Entrepreneurs Take Umbrage At President's Comments on Business | Eastern North Carolina Now

    Publisher's note: Signé Thomas, who brought this informative piece to us, is an editorial intern with the Carolina Journal.

N.C. business owners say, yes, we did build that

    RALEIGH     President Obama's statement -- "If you've got a business, you didn't build that. Somebody else made that happen" -- made at a July 13 speech in Roanoke, Va., did not sit well with business owners in North Carolina and across the country.

    Steve Webb, the owner of the Snoopy's Hot Dogs & More grills in Raleigh, drew national attention when he posted, on a sign outside one location, "Mr. Obama, I did create this business." The photo went viral on Twitter and representatives of the presidential campaign of Republican former Massachusetts Gov. Mitt Romney held a press conference featuring Webb at the Snoopy's location.

    Several North Carolina business owners and the representative of a business trade association told Carolina Journal they did not appreciate the president's comments.

    Gregg Thompson, director of the North Carolina State chapter of the National Federation of Independent Business, said NFIB was "incensed" with the mind-set of the president. "These are hardworking entrepreneurs and small business owners who came up with business ideas all on their own." Thompson said. "[They] used money that they had either saved, or mortgaged their house, or maxed out credit cards to be able to start their business." NFIB represents 8,300 business owners in North Carolina.

    Thompson said that 67 percent of all newly created jobs originate with small business owners, "not by the government, and not [with] the help of the government as the president insinuated."

    Frank Goodnight, owner of Diversified Graphics Inc. in Salisbury and a member of NFIB's Leadership Council board, said Obama's assertion "is absolutely the most absurd statement that I've ever heard a politician make. It points out how out of touch he is with businesses and economics in the United States."

    Greensboro entrepreneur Gordon Hunt, who joined his father and brother in starting Illuminating Technologies, said, "For someone that has no private sector experience to lecture me on what it takes to start a business, is insulting. ... [Obama has] never created jobs. He's never built a business. He sees business as a tax tool, and he doesn't understand the life experience that it brings. He'll never know what it's like to help other people create a life for themselves."

    Ferrel Guillory, founder of the Program on Public Life and a journalism professor at the University of North Carolina at Chapel Hill, said the business owners seemed to be taking the president's comments out of context, "If you look at the sentence before, [Obama] was talking about roads and infrastructure," Guillory said. "By 'that,' did he mean the business, or the roads and infrastructure?" Guillory believes the president meant the latter.

    Hunt countered that the president's remarks, taken in their entirety, leave a less favorable impression than the excerpt that has drawn so much attention. "He was off his teleprompter, and that's when we find out what he really thinks," Hunt said.

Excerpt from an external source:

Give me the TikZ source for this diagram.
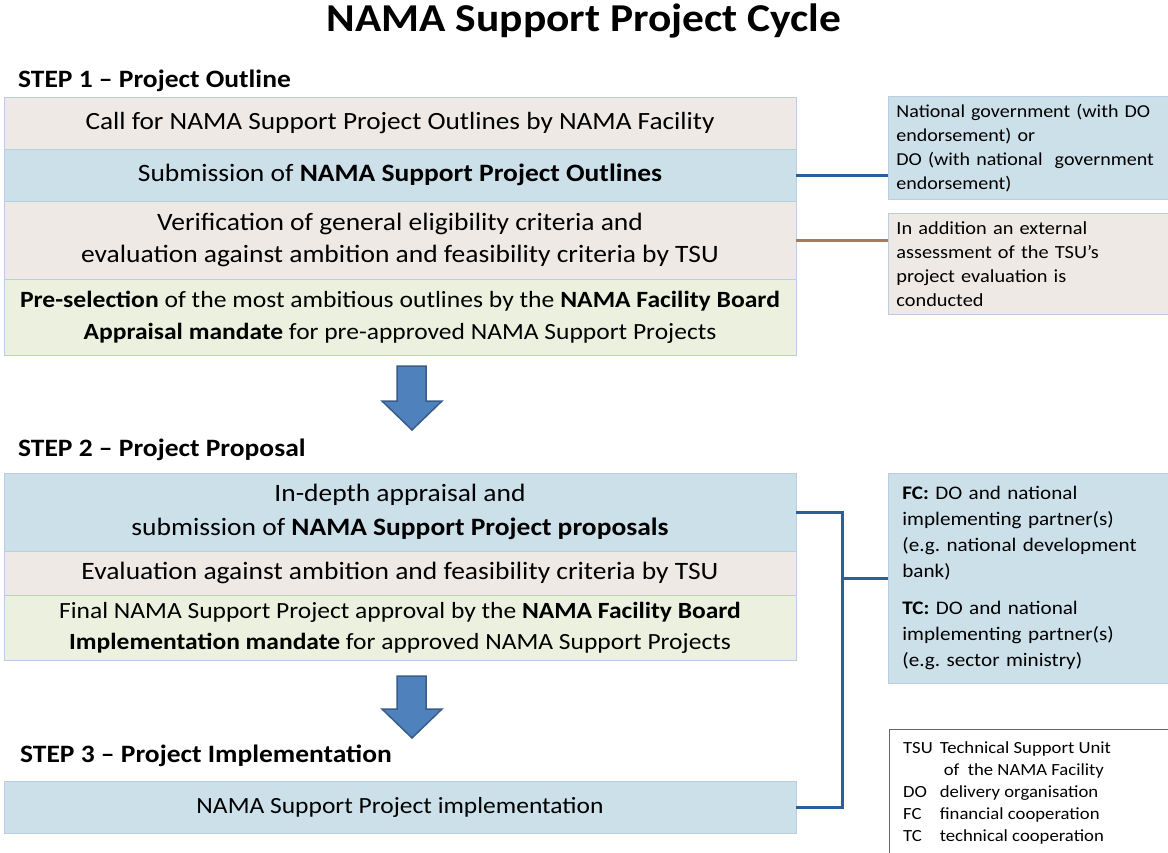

    Goodnight agreed. "I've listened to the entire speech now twice," he said. "There's no way he misspoke. He was off teleprompter, which is dangerous for him."

    Another statement by the president raised the hackles of business owners: "If you've been successful, you didn't get there on your own," he said. "I'm always struck by people who think ... "It must be because I worked harder than everybody else.' Let me tell you something -- there are a whole bunch of hard working people out there."

    Thompson disagreed entirely: "A successful small business owner is successful because of his hard work, determination, commitment, and drive -- not by any other outside source," Thompson said. "No leg up, no luck, no handouts."

    After listening to what he called a "considerable amount" of the president's speech, Guillory said, "when you look at he speech as a whole, the president is saying that we want entrepreneurs to succeed but that success is dependent on an array of things such as roads, schools, and fire protection that we come together to provide as a community."

    Roy Cordato, vice president of research and resident scholar at the John Locke Foundation, said the remarks show Obama has a "fundamental misunderstanding of a market economy." He said the president is "hostile to entrepreneurship. His view is a Marxist view of wealth creation: that profits are extracted by exploiting workers."

    "The stimulus package is completely based on that misunderstanding," Cordato added. "The government can't stimulate the economy because it first has to take resources from individuals and successful businesses."

    Hunt said this mentality is "reflected in every [Obama] policy. Over 4,000 new regulations were announced in January, [which] are putting a lot of businesses out of business."

    Guillory said the president's remarks in Roanoke merely were "asserting the long-held view in this country that you need government as a partner, as an expression of a community's interest, to support free enterprise and private initiative."